In one embodiment, the local bootstrap processor may be responsible for identifying and 
testing the resources local to the node. The local node resources, referred to as local 
elements, may include processors and memory devices. After selecting the local bootstrap 
processor for the nodes (block 150), the individual nodes are enumerated by their 
respective local bootstrap processors (block 160) . Following node enumeration (block 
160), a global bootstrap processor may be selected (block 170). In one embodiment, the 
global bootstrap processor may be responsible for enumerating all system components. 

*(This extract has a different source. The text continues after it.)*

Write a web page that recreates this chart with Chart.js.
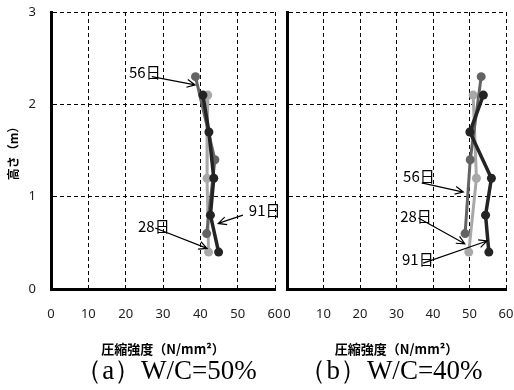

Examples of system components are nodes, switches, and I/O bridges. Next, the global 
bootstrap processor enumerates the components of the whole system (block 180). After 
the entire system is enumerated (block 180), control of the system is transferred to the 
operating system (OS) (block 190). The OS may efficiently manage and assign tasks to 
the system resources based on information provided in the enumeration list. 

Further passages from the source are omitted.